- PROVIDED RECORDS
* * * * * * * * *
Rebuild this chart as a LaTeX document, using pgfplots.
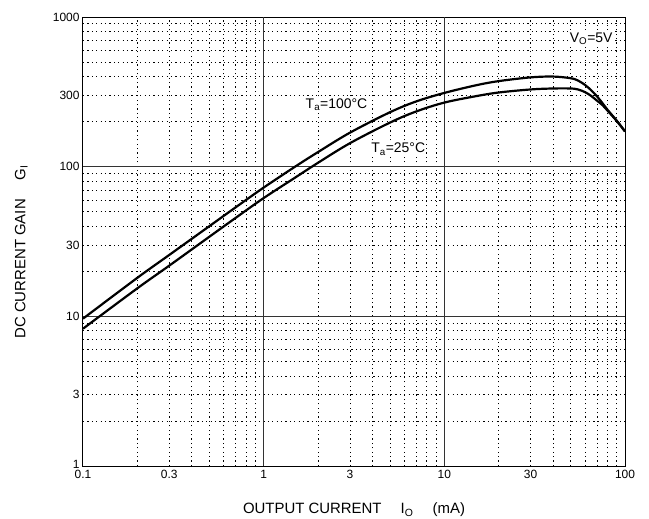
* * * * * * * * *
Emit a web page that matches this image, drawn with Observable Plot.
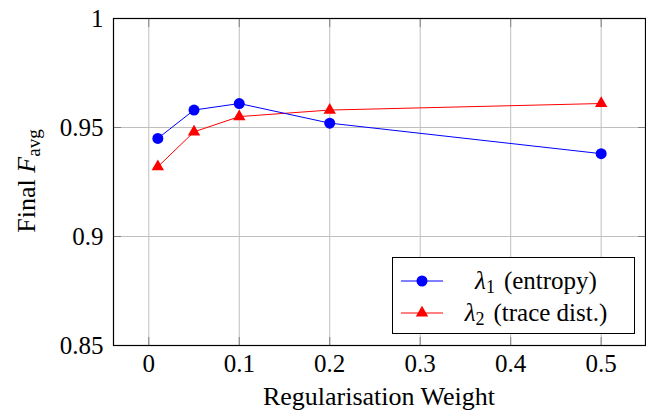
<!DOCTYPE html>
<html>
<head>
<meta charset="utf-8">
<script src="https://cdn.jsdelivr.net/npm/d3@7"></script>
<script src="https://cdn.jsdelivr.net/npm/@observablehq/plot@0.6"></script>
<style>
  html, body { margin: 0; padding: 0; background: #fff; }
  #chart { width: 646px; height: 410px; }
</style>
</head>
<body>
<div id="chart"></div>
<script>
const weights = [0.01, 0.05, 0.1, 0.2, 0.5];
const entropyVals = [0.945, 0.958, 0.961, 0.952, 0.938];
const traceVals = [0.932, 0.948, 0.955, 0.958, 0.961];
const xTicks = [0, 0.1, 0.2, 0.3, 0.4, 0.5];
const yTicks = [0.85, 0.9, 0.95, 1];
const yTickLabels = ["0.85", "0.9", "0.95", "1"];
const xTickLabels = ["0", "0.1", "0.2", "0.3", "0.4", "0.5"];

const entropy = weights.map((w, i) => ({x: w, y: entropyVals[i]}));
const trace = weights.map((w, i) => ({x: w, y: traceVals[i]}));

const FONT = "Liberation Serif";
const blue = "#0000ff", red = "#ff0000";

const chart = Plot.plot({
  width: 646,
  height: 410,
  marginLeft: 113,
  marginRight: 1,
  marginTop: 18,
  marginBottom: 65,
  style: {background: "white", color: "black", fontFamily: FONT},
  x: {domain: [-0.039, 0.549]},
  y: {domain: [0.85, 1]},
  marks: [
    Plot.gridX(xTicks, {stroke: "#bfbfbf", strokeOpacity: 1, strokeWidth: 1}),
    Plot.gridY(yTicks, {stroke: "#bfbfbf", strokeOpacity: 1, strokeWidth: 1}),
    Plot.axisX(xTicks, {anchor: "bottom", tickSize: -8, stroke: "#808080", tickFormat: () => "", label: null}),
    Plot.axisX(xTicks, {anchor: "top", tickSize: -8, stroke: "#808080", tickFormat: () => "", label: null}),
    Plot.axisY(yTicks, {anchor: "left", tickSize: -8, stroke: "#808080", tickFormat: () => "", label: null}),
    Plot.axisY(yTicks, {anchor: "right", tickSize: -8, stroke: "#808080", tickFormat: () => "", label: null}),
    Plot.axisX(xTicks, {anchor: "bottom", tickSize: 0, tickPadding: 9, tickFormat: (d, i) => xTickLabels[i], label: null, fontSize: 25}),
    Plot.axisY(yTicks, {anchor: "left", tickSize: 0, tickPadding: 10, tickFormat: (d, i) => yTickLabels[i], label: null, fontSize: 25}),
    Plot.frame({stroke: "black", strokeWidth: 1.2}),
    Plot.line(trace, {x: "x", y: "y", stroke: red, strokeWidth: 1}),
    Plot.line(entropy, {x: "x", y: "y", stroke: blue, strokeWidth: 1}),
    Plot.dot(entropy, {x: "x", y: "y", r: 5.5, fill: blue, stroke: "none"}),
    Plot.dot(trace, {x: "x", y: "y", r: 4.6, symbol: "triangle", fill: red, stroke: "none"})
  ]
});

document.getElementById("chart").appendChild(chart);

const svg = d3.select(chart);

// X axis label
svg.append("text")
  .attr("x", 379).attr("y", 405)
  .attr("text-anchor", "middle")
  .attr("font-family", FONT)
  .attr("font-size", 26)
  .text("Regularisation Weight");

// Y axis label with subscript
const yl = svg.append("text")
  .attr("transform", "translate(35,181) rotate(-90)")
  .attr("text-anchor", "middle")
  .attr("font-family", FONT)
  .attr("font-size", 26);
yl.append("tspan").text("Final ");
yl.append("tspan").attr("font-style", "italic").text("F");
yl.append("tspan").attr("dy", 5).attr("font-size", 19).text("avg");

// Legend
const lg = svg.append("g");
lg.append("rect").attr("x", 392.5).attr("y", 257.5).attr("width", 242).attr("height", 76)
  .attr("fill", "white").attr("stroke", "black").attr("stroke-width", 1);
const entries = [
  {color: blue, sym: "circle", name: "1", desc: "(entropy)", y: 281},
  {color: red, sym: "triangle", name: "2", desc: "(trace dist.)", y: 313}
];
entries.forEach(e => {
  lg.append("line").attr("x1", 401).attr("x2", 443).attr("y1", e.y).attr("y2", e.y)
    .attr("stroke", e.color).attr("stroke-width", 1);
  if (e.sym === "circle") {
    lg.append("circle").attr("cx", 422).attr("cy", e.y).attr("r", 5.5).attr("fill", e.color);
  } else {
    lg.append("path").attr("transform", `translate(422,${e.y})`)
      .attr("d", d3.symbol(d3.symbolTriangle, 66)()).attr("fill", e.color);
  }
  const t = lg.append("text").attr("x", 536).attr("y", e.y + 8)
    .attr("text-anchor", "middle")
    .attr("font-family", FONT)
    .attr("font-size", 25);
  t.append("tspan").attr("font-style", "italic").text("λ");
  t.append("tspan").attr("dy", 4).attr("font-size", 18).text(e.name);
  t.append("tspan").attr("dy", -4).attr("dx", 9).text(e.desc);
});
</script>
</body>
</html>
* * * * * * * * *
- EXERCISE DIRECTIONS
Scan the lines for the string "document". Copy out each line that matches.

- EXERCISE RESULT
Rebuild this chart as a LaTeX document, using pgfplots.
document.getElementById("chart").appendChild(chart);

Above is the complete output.